The inquiry on Wednesday heard submissions from legal and policy research institutions, including the SA Human Rights Commission (SAHRC), which was conducting its own investigation into the removals.

SAHRC commissioner Mohamed Ameermia said evictions should be done humanely and abide by the Prevention of Illegal Eviction from and Unlawful Occupation of Land Act.

"In conclusion, we have got to look at evictions in a humane way in the spirit of ubuntu [African concept of humanity]," he said.

Plans should also be made for alternative accommodation and municipalities should be joined to any eviction order to facilitate these contingency plans.

Lwandle evictees were forced to find shelter in the Nomzamo community hall.

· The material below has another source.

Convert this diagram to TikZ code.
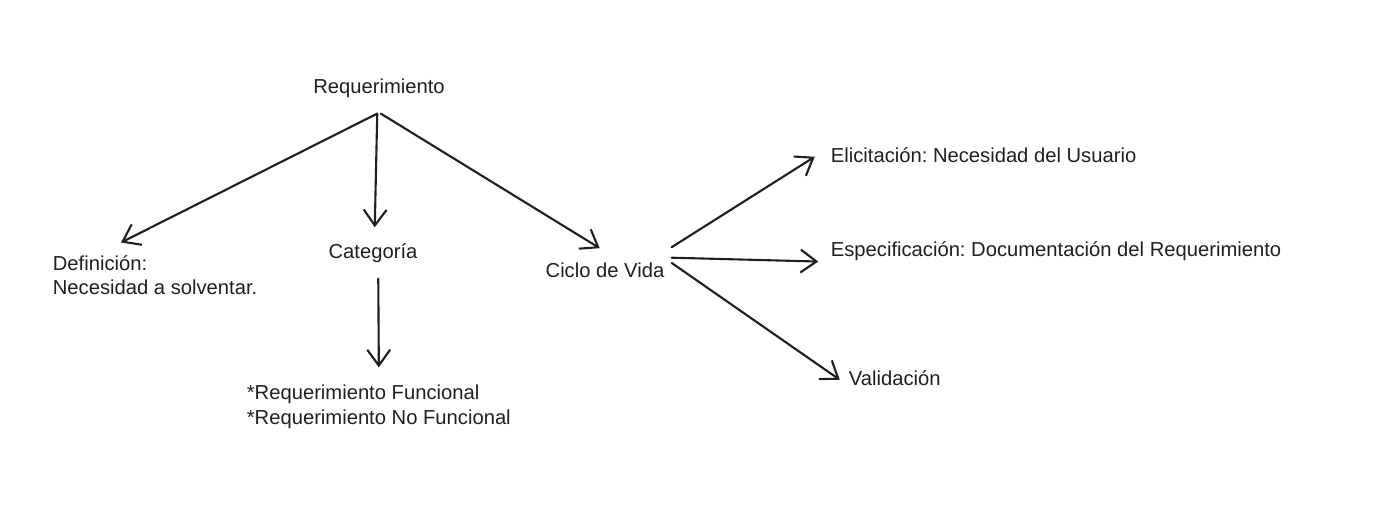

Potgieter said more than 300 people were still living in the hall three months after the eviction.

"We are not sure what the developments around that are going to be but we are keeping an eye on that aspect," Potgieter said.

The inquiry previously heard that people would be moved back to the land they were evicted from. Sanitation and basic services were being provided.

After visiting the land on Tuesday, the inquiry found that 483 temporary structures had been erected and occupied.

Relevant parties, such as non-governmental organisations, political parties and ordinary people, were invited to make final submissions by next Monday. The inquiry could schedule further oral hearings after considering these submissions.